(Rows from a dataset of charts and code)
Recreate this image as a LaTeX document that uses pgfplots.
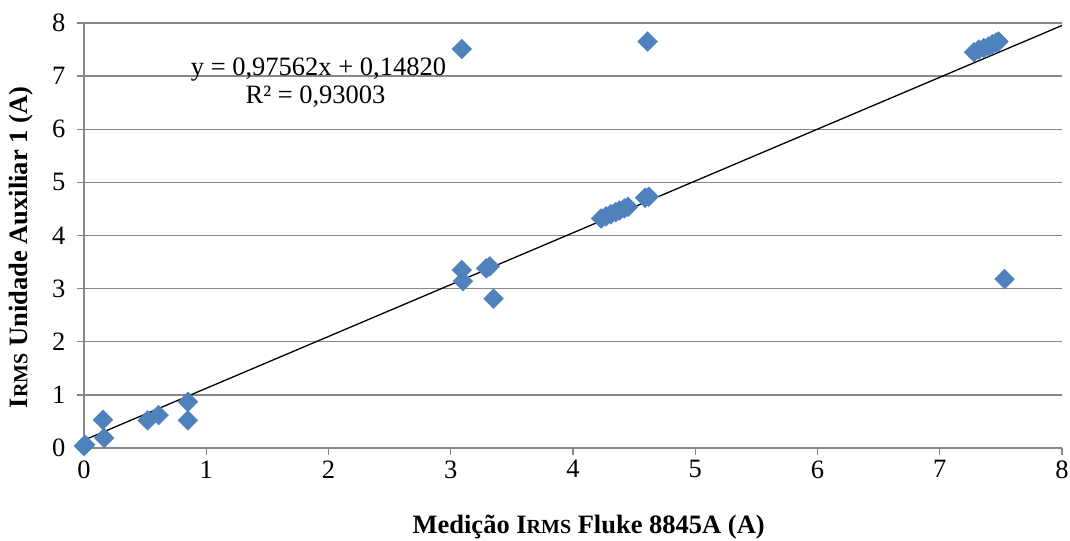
\documentclass[border=0pt]{standalone}
\usepackage{fontspec}
\setmainfont{Liberation Serif}
\usepackage{pgfplots}
\pgfplotsset{compat=1.18}
\definecolor{pt}{HTML}{4F81BD}
\definecolor{gridc}{HTML}{878787}

\newcommand{\irms}{I{\fontsize{20}{20}\selectfont RMS}}

\begin{document}
\begin{tikzpicture}
\begin{axis}[
  name=ax, scale only axis,
  width=978pt, height=425pt,
  xmin=0, xmax=8, ymin=0, ymax=8,
  xtick={0,1,2,3,4,5,6,7,8}, ytick={0,1,2,3,4,5,6,7,8},
  axis x line*=bottom, axis y line*=left,
  axis line style={gridc, line width=1.3pt, -},
  ymajorgrids, grid style={gridc, line width=1.3pt},
  tick style={gridc, line width=1.3pt},
  tick align=outside, major tick length=7pt,
  tick label style={font=\fontsize{26.5}{30}\selectfont},
  yticklabel style={xshift=-8pt},
  xticklabel style={yshift=-2pt},
  /pgf/number format/assume math mode=true,
  xlabel={\bfseries Medição \irms\ Fluke 8845A (A)},
  ylabel={\bfseries \irms\ Unidade Auxiliar 1 (A)},
  xlabel style={at={(axis description cs:0.516,-0.186)}, anchor=center, font=\fontsize{26.5}{30}\selectfont},
  ylabel style={at={(axis description cs:-0.0644,0.472)}, anchor=center, font=\fontsize{26.5}{30}\selectfont},
  clip=false,
]
\addplot[only marks, mark=square*, mark size=7pt, mark options={rotate=45, fill=pt, draw=pt}] coordinates {
  (0,0.04) (0.01,0.06) (0.155,0.53) (0.165,0.19)
  (0.52,0.52) (0.61,0.62) (0.85,0.87) (0.85,0.52)
  (3.09,7.51) (4.61,7.65)
  (3.09,3.35) (3.10,3.14) (3.29,3.38) (3.32,3.42) (3.35,2.81)
  (4.23,4.32) (4.27,4.36) (4.31,4.40) (4.35,4.44) (4.38,4.47) (4.42,4.51) (4.45,4.54)
  (4.59,4.71) (4.62,4.73)
  (7.28,7.45) (7.32,7.50) (7.36,7.53) (7.40,7.56) (7.43,7.60) (7.46,7.63) (7.48,7.65)
  (7.53,3.18)
};
\addplot[black, line width=1.3pt] coordinates {(0,0.1482) (8,7.95316)};
\node[anchor=base, font=\fontsize{26.5}{30}\selectfont] at (axis cs:1.918,7.02) {y = 0,97562x + 0,14820};
\node[anchor=base, font=\fontsize{26.5}{30}\selectfont] at (axis cs:1.894,6.494) {R² = 0,93003};
\end{axis}
\pgfresetboundingbox
\path ([shift={(-84pt,-92pt)}]ax.south west) rectangle ([shift={(8pt,23pt)}]ax.north east);
\end{tikzpicture}
\end{document}
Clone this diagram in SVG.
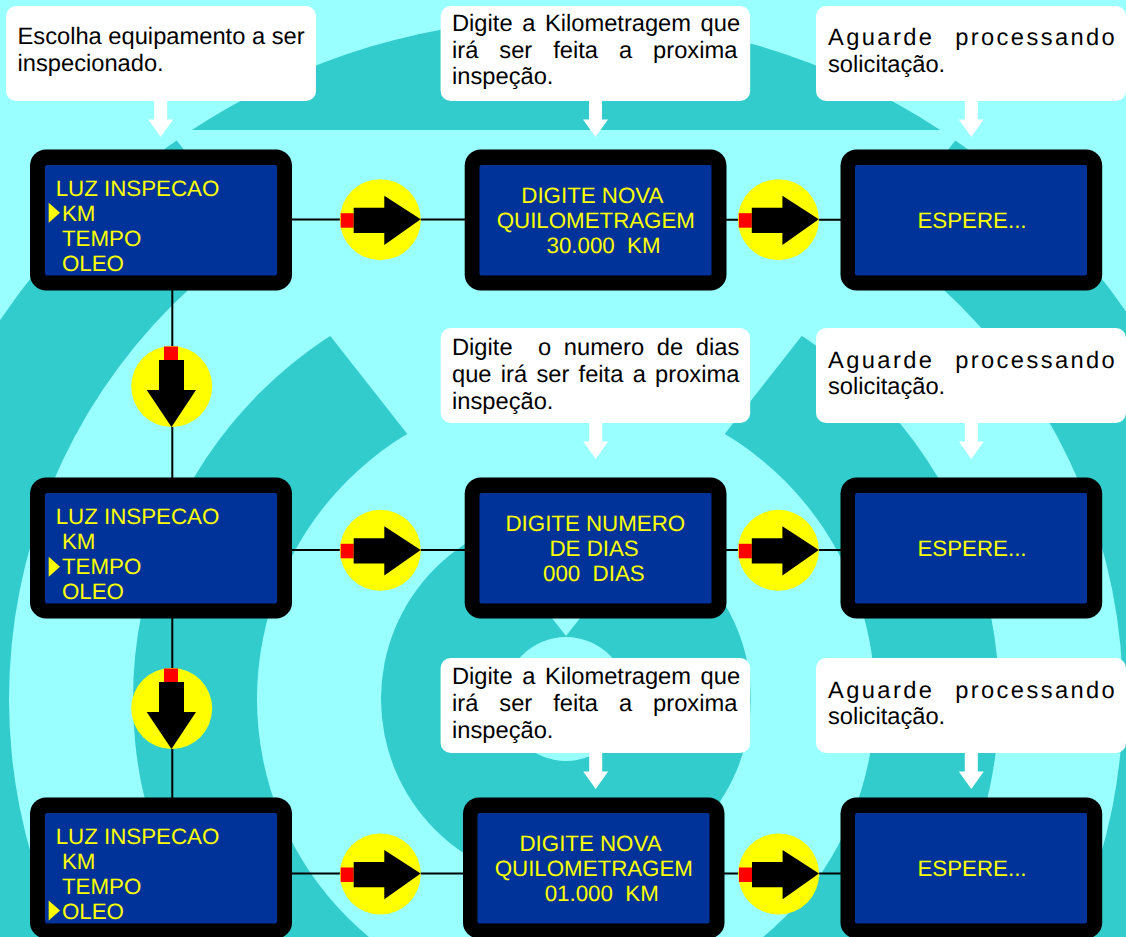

▶ REQUEST:
The entries above are to be returned exactly, without their pictures.

▶ IN RESPONSE:
Recreate this image as a LaTeX document that uses pgfplots.
\documentclass[border=0pt]{standalone}
\usepackage{fontspec}
\setmainfont{Liberation Serif}
\usepackage{pgfplots}
\pgfplotsset{compat=1.18}
\definecolor{pt}{HTML}{4F81BD}
\definecolor{gridc}{HTML}{878787}

\newcommand{\irms}{I{\fontsize{20}{20}\selectfont RMS}}

\begin{document}
\begin{tikzpicture}
\begin{axis}[
  name=ax, scale only axis,
  width=978pt, height=425pt,
  xmin=0, xmax=8, ymin=0, ymax=8,
  xtick={0,1,2,3,4,5,6,7,8}, ytick={0,1,2,3,4,5,6,7,8},
  axis x line*=bottom, axis y line*=left,
  axis line style={gridc, line width=1.3pt, -},
  ymajorgrids, grid style={gridc, line width=1.3pt},
  tick style={gridc, line width=1.3pt},
  tick align=outside, major tick length=7pt,
  tick label style={font=\fontsize{26.5}{30}\selectfont},
  yticklabel style={xshift=-8pt},
  xticklabel style={yshift=-2pt},
  /pgf/number format/assume math mode=true,
  xlabel={\bfseries Medição \irms\ Fluke 8845A (A)},
  ylabel={\bfseries \irms\ Unidade Auxiliar 1 (A)},
  xlabel style={at={(axis description cs:0.516,-0.186)}, anchor=center, font=\fontsize{26.5}{30}\selectfont},
  ylabel style={at={(axis description cs:-0.0644,0.472)}, anchor=center, font=\fontsize{26.5}{30}\selectfont},
  clip=false,
]
\addplot[only marks, mark=square*, mark size=7pt, mark options={rotate=45, fill=pt, draw=pt}] coordinates {
  (0,0.04) (0.01,0.06) (0.155,0.53) (0.165,0.19)
  (0.52,0.52) (0.61,0.62) (0.85,0.87) (0.85,0.52)
  (3.09,7.51) (4.61,7.65)
  (3.09,3.35) (3.10,3.14) (3.29,3.38) (3.32,3.42) (3.35,2.81)
  (4.23,4.32) (4.27,4.36) (4.31,4.40) (4.35,4.44) (4.38,4.47) (4.42,4.51) (4.45,4.54)
  (4.59,4.71) (4.62,4.73)
  (7.28,7.45) (7.32,7.50) (7.36,7.53) (7.40,7.56) (7.43,7.60) (7.46,7.63) (7.48,7.65)
  (7.53,3.18)
};
\addplot[black, line width=1.3pt] coordinates {(0,0.1482) (8,7.95316)};
\node[anchor=base, font=\fontsize{26.5}{30}\selectfont] at (axis cs:1.918,7.02) {y = 0,97562x + 0,14820};
\node[anchor=base, font=\fontsize{26.5}{30}\selectfont] at (axis cs:1.894,6.494) {R² = 0,93003};
\end{axis}
\pgfresetboundingbox
\path ([shift={(-84pt,-92pt)}]ax.south west) rectangle ([shift={(8pt,23pt)}]ax.north east);
\end{tikzpicture}
\end{document}
Clone this diagram in SVG.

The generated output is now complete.